Born in Saratov, USSR, she moved to Odessa where she studied at the Stolyarsky School of Music and then transferred to Moscow where she became a student of David Oistrakh at the city’s Conservatory. In an interview with Gramophone in December 1991, Mordkovitch recalled hearing Shostakovich’s Violin Sonata for the first time. ‘I think that the Violin Sonata is one of the greatest works for violin written in our century and it also has special significance for me because I was present when it was born. David played it for the first time in our classroom, with the composer Mikhail Vajnberg, who was a fantastic pianist, and he gave the first public performance in the Union of Composers, again with Vajnberg a couple of weeks later. The hall was full – people were standing and sitting on the steps – and the sonata made an incredible impression on everybody. Shostakovich himself was visibly moved by the performance and during the short speech he made at the end, he cried like a child.’

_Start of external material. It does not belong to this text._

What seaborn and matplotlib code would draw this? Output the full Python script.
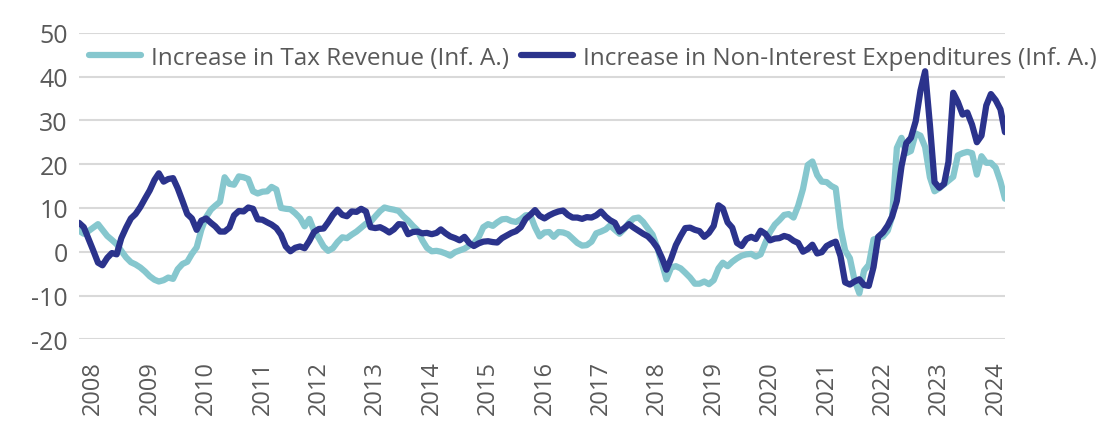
import numpy as np
import pandas as pd
import seaborn as sns
import matplotlib.pyplot as plt
import matplotlib.dates as mdates

# monthly, Oct 2007 - Mar 2024
months = pd.date_range("2007-10-01", periods=198, freq="MS")

tax_revenue = [
    4.8, 4.1, 4.7, 5.5, 6.3, 5.0, 3.6, 2.7, 1.7, 0.2, -1.3, -2.4,
    -2.9, -3.6, -4.5, -5.6, -6.4, -6.8, -6.5, -5.9, -6.2, -4.0, -2.8, -2.3,
    -0.5, 1.0, 5.0, 7.9, 9.6, 10.5, 11.4, 17.0, 15.5, 15.3, 17.2, 17.0,
    16.6, 13.8, 13.3, 13.7, 13.8, 14.8, 14.2, 10.0, 9.8, 9.7, 8.8, 7.7,
    5.8, 7.5, 4.8, 3.1, 1.2, 0.2, 0.8, 2.2, 3.3, 3.1, 3.9, 4.6,
    5.5, 6.4, 6.8, 8.1, 9.3, 10.1, 9.8, 9.6, 9.3, 8.1, 7.1, 5.9,
    4.9, 2.6, 0.9, 0.1, 0.2, 0.0, -0.4, -0.9, -0.1, 0.3, 0.7, 1.4,
    1.9, 3.3, 5.6, 6.3, 5.9, 6.7, 7.4, 7.5, 7.0, 6.8, 7.4, 8.3,
    8.4, 5.6, 3.5, 4.4, 4.5, 3.4, 4.5, 4.4, 4.0, 3.0, 2.0, 1.4,
    1.5, 2.3, 4.2, 4.6, 5.1, 6.0, 5.0, 4.1, 5.2, 6.6, 7.6, 7.8,
    6.8, 5.3, 3.9, 0.9, -2.8, -6.3, -3.6, -3.3, -3.8, -4.8, -5.9, -7.3,
    -7.3, -6.8, -7.4, -6.5, -3.8, -2.5, -3.3, -2.3, -1.5, -0.9, -0.6, -0.5,
    -1.1, -0.6, 2.0, 4.5, 6.2, 7.2, 8.4, 8.6, 7.8, 10.5, 14.3, 19.8,
    20.6, 17.5, 16.0, 15.9, 15.0, 14.5, 5.5, 0.3, -1.5, -6.5, -9.5, -4.3,
    -3.0, 2.8, 3.1, 3.5, 4.8, 8.0, 23.7, 26.0, 22.5, 23.0, 27.0, 26.5,
    23.9, 17.0, 13.8, 14.5, 15.4, 16.2, 17.1, 22.0, 22.5, 22.8, 22.5, 17.6,
    21.8, 20.3, 20.3, 19.2, 16.0, 12.1,
]

non_interest_exp = [
    6.6, 5.6, 3.0, 0.3, -2.5, -3.1, -1.4, -0.3, -0.6, 3.1, 5.5, 7.6,
    8.6, 10.2, 12.1, 14.0, 16.4, 17.9, 16.0, 16.6, 16.8, 14.5, 11.6, 8.6,
    7.6, 5.0, 7.1, 7.6, 6.6, 5.8, 4.6, 4.6, 5.5, 8.3, 9.3, 9.2,
    10.1, 9.8, 7.4, 7.3, 6.7, 6.2, 5.4, 3.9, 1.2, 0.1, 0.9, 1.2,
    0.8, 2.5, 4.5, 5.2, 5.3, 6.7, 8.4, 9.6, 8.4, 8.1, 9.2, 9.1,
    9.8, 9.2, 5.6, 5.4, 5.6, 5.1, 4.4, 5.1, 6.3, 6.2, 4.0, 4.5,
    4.6, 4.2, 4.3, 4.0, 4.3, 5.1, 4.2, 3.5, 3.1, 2.6, 3.4, 2.0,
    1.3, 1.9, 2.3, 2.4, 2.2, 2.1, 3.1, 3.7, 4.3, 4.7, 5.6, 7.5,
    8.4, 9.5, 8.2, 7.6, 8.3, 8.8, 9.2, 9.4, 8.4, 7.8, 7.8, 7.5,
    7.9, 7.8, 8.3, 9.2, 8.0, 7.2, 6.6, 4.6, 5.4, 6.3, 5.5, 4.8,
    4.1, 3.5, 2.4, 0.9, -1.5, -4.1, -1.5, 1.5, 3.6, 5.4, 5.5, 5.0,
    4.7, 3.4, 4.3, 5.9, 10.6, 9.9, 6.7, 5.5, 2.0, 1.3, 2.9, 3.4,
    2.9, 4.8, 4.1, 2.6, 3.0, 3.1, 3.6, 3.3, 2.5, 2.0, 0.0, 0.6,
    1.6, -0.4, -0.1, 1.3, 1.9, 2.3, -1.0, -7.0, -7.5, -6.8, -6.3, -7.6,
    -7.8, -3.5, 3.4, 4.4, 6.0, 8.0, 11.6, 19.5, 24.8, 26.0, 29.8, 36.8,
    41.2, 29.0, 15.9, 14.6, 15.5, 20.5, 36.3, 34.2, 31.3, 31.8, 29.0, 25.0,
    26.5, 33.4, 36.0, 34.6, 32.5, 27.3,
]

labels = ["Increase in Tax Revenue (Inf. A.)",
          "Increase in Non-Interest Expenditures (Inf. A.)"]
colors = ["#86C7CE", "#2B338C"]

df = pd.DataFrame({"date": months, labels[0]: tax_revenue, labels[1]: non_interest_exp})
long = df.melt(id_vars="date", var_name="series", value_name="value")

sns.set_theme(style="white")
plt.rcParams["font.family"] = ["Open Sans", "DejaVu Sans"]
plt.rcParams["axes.unicode_minus"] = False

fig = plt.figure(figsize=(11.08, 4.27), dpi=100)
ax = fig.add_axes([0.0713, 0.203, 0.8357, 0.718])

sns.lineplot(data=long, x="date", y="value", hue="series", hue_order=labels,
             palette=colors, linewidth=4.5, ax=ax)

ax.set_ylim(-20, 50)
ax.set_yticks(range(-20, 51, 10))
ax.set_xlim(months[0], months[-1])
years = pd.date_range("2008-01-01", "2024-01-01", freq="YS")
ax.set_xticks(years)
ax.xaxis.set_major_formatter(mdates.DateFormatter("%Y"))
ax.tick_params(axis="x", rotation=90, labelsize=17, colors="#595959", length=0, pad=15)
ax.tick_params(axis="y", labelsize=18, colors="#595959", length=0, pad=8)
ax.grid(axis="y", color="#D9D9D9", linewidth=1.5)
ax.set_axisbelow(True)
for s in ax.spines.values():
    s.set_visible(False)
ax.set_xlabel("")
ax.set_ylabel("")

ax.legend(loc="upper left", bbox_to_anchor=(0.0, 0.99), ncol=2, frameon=False,
          fontsize=17.5, labelcolor="#595959", handlelength=2.15,
          handletextpad=0.4, columnspacing=0.5, borderaxespad=0)

fig.savefig("out.png", dpi=100)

In 1967 she won the National Young Musicians Competition in Kiev and the Marguerite Long-Jacques Thibaud Competition in 1969. She moved to Israel where she taught at the Israeli Academy of Music and then, in 1980, she came to the UK and settled here. She made her US debut with Solti and the Chicago Symphony. From 1995, she was a professor at the Royal Academy of Music. 

She signed a contract with Chandos in 1980 and released a stream of concerto and solo discs to invariably great acclaim, her repertoire expanding for its original Russian focus to embrace works of the British repertoire by Bax, Alwyn, Howells Bliss and many others.